#### [WRITTEN TASK]
Transcribe the whole listing below without changing a word, but leave out every image.
Start of EXERCISE INPUTS
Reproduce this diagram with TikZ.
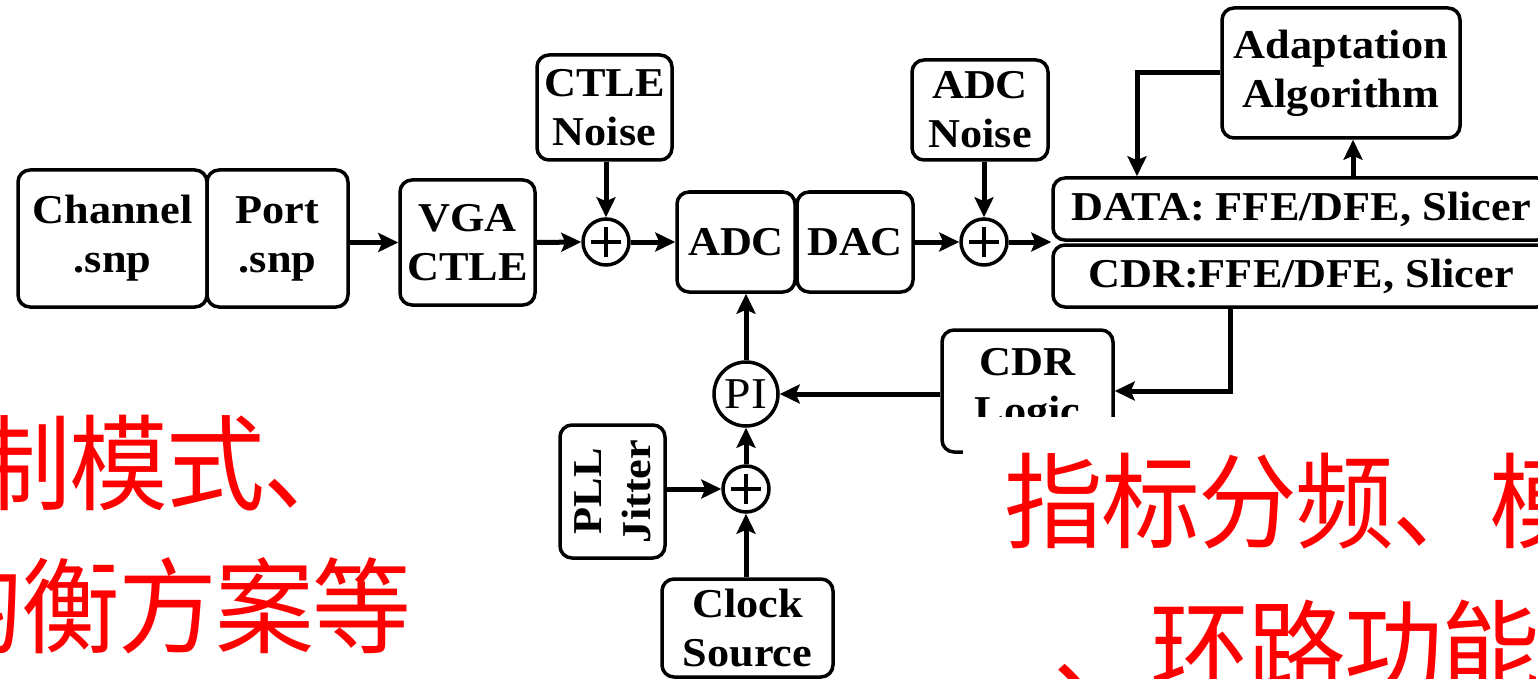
\documentclass[tikz,border=0pt]{standalone}
\usepackage{fontspec}
\newfontfamily\dfont{Liberation Serif}[FakeStretch=1.08]
\newfontfamily\cjk{Noto Sans CJK SC}[FakeStretch=0.95]
\usetikzlibrary{arrows.meta,calc}
\newcommand\cjkc[1]{\makebox[97pt][c]{#1}}
\begin{document}
\begin{tikzpicture}[x=1pt,y=-1pt,
  blk/.style={draw, line width=3.5pt, rounded corners=12pt, inner sep=0pt, align=center,
    font=\dfont\bfseries\fontsize{41}{49}\selectfont},
  sumc/.style={draw, circle, line width=3.5pt, minimum size=46pt, inner sep=0pt,
    path picture={\draw[line width=3.5pt]
      ([xshift=-15pt]path picture bounding box.center) -- ([xshift=15pt]path picture bounding box.center)
      ([yshift=-15pt]path picture bounding box.center) -- ([yshift=15pt]path picture bounding box.center);}},
  arr/.style={line width=5pt, -{Stealth[length=20pt,width=19pt,inset=4pt]}},
  redtxt/.style={text=red, font=\cjk\fontsize{104}{104}\selectfont, inner sep=0pt, anchor=base west}
]
\useasboundingbox (0,0) rectangle (1538,679);
\clip (0,0) rectangle (1538,679);

% blocks
\node[blk, minimum width=189pt, minimum height=137pt] (chan) at (112.5,238.5) {Channel\\.snp};
\node[blk, minimum width=141pt, minimum height=137pt] (port) at (277.5,238.5) {Port\\.snp};
\node[blk, minimum width=135pt, minimum height=125pt] (vga) at (467.5,242.5) {VGA\\CTLE};
\node[blk, minimum width=135pt, minimum height=105pt] (ctn) at (604.5,107.5) {CTLE\\Noise};
\node[sumc] (s1) at (606,242) {};
\node[blk, minimum width=118pt, minimum height=100pt] (adc) at (736,242) {ADC};
\node[blk, minimum width=116pt, minimum height=100pt] (dac) at (855,242) {DAC};
\node[blk, minimum width=136pt, minimum height=100pt] (adn) at (980,110) {ADC\\Noise};
\node[sumc] (s2) at (984,242) {};
\node[blk, minimum width=496pt, minimum height=62pt] (data) at (1301,209) {DATA: FFE/DFE, Slicer};
\node[blk, minimum width=496pt, minimum height=62pt] (cdrr) at (1301,276) {CDR:FFE/DFE, Slicer};
\node[blk, minimum width=238pt, minimum height=130pt] (adapt) at (1341,73) {Adaptation\\Algorithm};
\node[blk, minimum width=171pt, minimum height=122pt] (cdrl) at (1027.5,391) {CDR\\Logic};
\node[draw, circle, line width=3.5pt, minimum size=64pt, inner sep=0pt,
      font=\dfont\fontsize{44}{44}\selectfont] (pi) at (746,394) {PI};
\node[sumc] (s3) at (746,489) {};
\node[blk, rotate=90, minimum width=133pt, minimum height=105pt] (pll) at (612.5,491.5) {PLL\\Jitter};
\node[blk, minimum width=171pt, minimum height=98pt] (clk) at (747.5,628) {Clock\\Source};

% connectors
\coordinate (ax) at (1137,0);
\coordinate (ux) at (1353,0);
\coordinate (cx) at (1230,0);
\draw[arr] (port.east |- vga.west) -- (vga.west);
\draw[arr] (vga.east) -- (s1.west);
\draw[arr] (s1.north |- ctn.south) -- (s1.north);
\draw[arr] (s1.east) -- (s1.east -| adc.west);
\draw[arr] (dac.east) -- (s2.west);
\draw[arr] (s2.north |- adn.south) -- (s2.north);
\draw[arr] (s2.east) -- (s2.east -| data.west);
\draw[arr] (adapt.west) -| (ax |- data.north);
\draw[arr] (ux |- data.north) -- (ux |- adapt.south);
\draw[arr] (cx |- cdrr.south) |- (cdrl.east);
\draw[arr] (cdrl.west |- pi.east) -- (pi.east);
\draw[arr] (pi.north) -- (pi.north |- adc.south);
\draw[arr] (s3.north) -- (pi.south);
\draw[arr] (pll.south |- s3.west) -- (s3.west);
\draw[arr] (clk.north -| s3.south) -- (s3.south);

% overlay text
\fill[white] (963,417) rectangle (1540,681);
\node[redtxt] (t1) at (-124,502) {\cjkc{调}\cjkc{制}\cjkc{模}\cjkc{式}\cjkc{、}};
\node[redtxt] (t2) at (-75,645) {\cjkc{均}\cjkc{衡}\cjkc{方}\cjkc{案}\cjkc{等}};
\node[redtxt] (t3) at (1005.5,540) {\cjkc{指}\cjkc{标}\cjkc{分}\cjkc{频}\cjkc{、}\cjkc{模}};
\node[redtxt] (t4) at (1054.5,687) {\cjkc{、}\cjkc{环}\cjkc{路}\cjkc{功}\cjkc{能}};
\end{tikzpicture}
\end{document}
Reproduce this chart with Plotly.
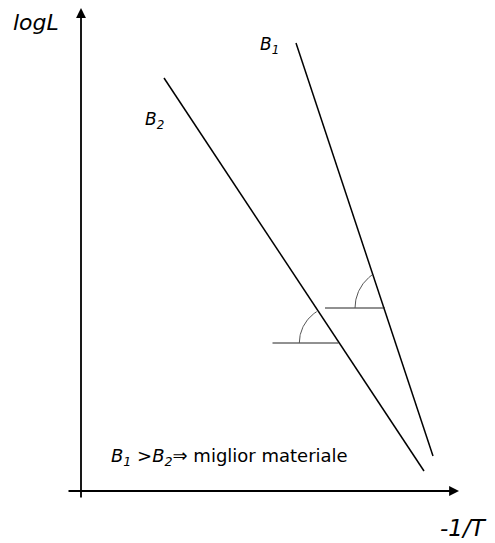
End of EXERCISE INPUTS
#### [RESPONSE TO THIS TASK]
Reproduce this diagram with TikZ.
\documentclass[tikz,border=0pt]{standalone}
\usepackage{fontspec}
\newfontfamily\dfont{Liberation Serif}[FakeStretch=1.08]
\newfontfamily\cjk{Noto Sans CJK SC}[FakeStretch=0.95]
\usetikzlibrary{arrows.meta,calc}
\newcommand\cjkc[1]{\makebox[97pt][c]{#1}}
\begin{document}
\begin{tikzpicture}[x=1pt,y=-1pt,
  blk/.style={draw, line width=3.5pt, rounded corners=12pt, inner sep=0pt, align=center,
    font=\dfont\bfseries\fontsize{41}{49}\selectfont},
  sumc/.style={draw, circle, line width=3.5pt, minimum size=46pt, inner sep=0pt,
    path picture={\draw[line width=3.5pt]
      ([xshift=-15pt]path picture bounding box.center) -- ([xshift=15pt]path picture bounding box.center)
      ([yshift=-15pt]path picture bounding box.center) -- ([yshift=15pt]path picture bounding box.center);}},
  arr/.style={line width=5pt, -{Stealth[length=20pt,width=19pt,inset=4pt]}},
  redtxt/.style={text=red, font=\cjk\fontsize{104}{104}\selectfont, inner sep=0pt, anchor=base west}
]
\useasboundingbox (0,0) rectangle (1538,679);
\clip (0,0) rectangle (1538,679);

% blocks
\node[blk, minimum width=189pt, minimum height=137pt] (chan) at (112.5,238.5) {Channel\\.snp};
\node[blk, minimum width=141pt, minimum height=137pt] (port) at (277.5,238.5) {Port\\.snp};
\node[blk, minimum width=135pt, minimum height=125pt] (vga) at (467.5,242.5) {VGA\\CTLE};
\node[blk, minimum width=135pt, minimum height=105pt] (ctn) at (604.5,107.5) {CTLE\\Noise};
\node[sumc] (s1) at (606,242) {};
\node[blk, minimum width=118pt, minimum height=100pt] (adc) at (736,242) {ADC};
\node[blk, minimum width=116pt, minimum height=100pt] (dac) at (855,242) {DAC};
\node[blk, minimum width=136pt, minimum height=100pt] (adn) at (980,110) {ADC\\Noise};
\node[sumc] (s2) at (984,242) {};
\node[blk, minimum width=496pt, minimum height=62pt] (data) at (1301,209) {DATA: FFE/DFE, Slicer};
\node[blk, minimum width=496pt, minimum height=62pt] (cdrr) at (1301,276) {CDR:FFE/DFE, Slicer};
\node[blk, minimum width=238pt, minimum height=130pt] (adapt) at (1341,73) {Adaptation\\Algorithm};
\node[blk, minimum width=171pt, minimum height=122pt] (cdrl) at (1027.5,391) {CDR\\Logic};
\node[draw, circle, line width=3.5pt, minimum size=64pt, inner sep=0pt,
      font=\dfont\fontsize{44}{44}\selectfont] (pi) at (746,394) {PI};
\node[sumc] (s3) at (746,489) {};
\node[blk, rotate=90, minimum width=133pt, minimum height=105pt] (pll) at (612.5,491.5) {PLL\\Jitter};
\node[blk, minimum width=171pt, minimum height=98pt] (clk) at (747.5,628) {Clock\\Source};

% connectors
\coordinate (ax) at (1137,0);
\coordinate (ux) at (1353,0);
\coordinate (cx) at (1230,0);
\draw[arr] (port.east |- vga.west) -- (vga.west);
\draw[arr] (vga.east) -- (s1.west);
\draw[arr] (s1.north |- ctn.south) -- (s1.north);
\draw[arr] (s1.east) -- (s1.east -| adc.west);
\draw[arr] (dac.east) -- (s2.west);
\draw[arr] (s2.north |- adn.south) -- (s2.north);
\draw[arr] (s2.east) -- (s2.east -| data.west);
\draw[arr] (adapt.west) -| (ax |- data.north);
\draw[arr] (ux |- data.north) -- (ux |- adapt.south);
\draw[arr] (cx |- cdrr.south) |- (cdrl.east);
\draw[arr] (cdrl.west |- pi.east) -- (pi.east);
\draw[arr] (pi.north) -- (pi.north |- adc.south);
\draw[arr] (s3.north) -- (pi.south);
\draw[arr] (pll.south |- s3.west) -- (s3.west);
\draw[arr] (clk.north -| s3.south) -- (s3.south);

% overlay text
\fill[white] (963,417) rectangle (1540,681);
\node[redtxt] (t1) at (-124,502) {\cjkc{调}\cjkc{制}\cjkc{模}\cjkc{式}\cjkc{、}};
\node[redtxt] (t2) at (-75,645) {\cjkc{均}\cjkc{衡}\cjkc{方}\cjkc{案}\cjkc{等}};
\node[redtxt] (t3) at (1005.5,540) {\cjkc{指}\cjkc{标}\cjkc{分}\cjkc{频}\cjkc{、}\cjkc{模}};
\node[redtxt] (t4) at (1054.5,687) {\cjkc{、}\cjkc{环}\cjkc{路}\cjkc{功}\cjkc{能}};
\end{tikzpicture}
\end{document}
Reproduce this chart with Plotly.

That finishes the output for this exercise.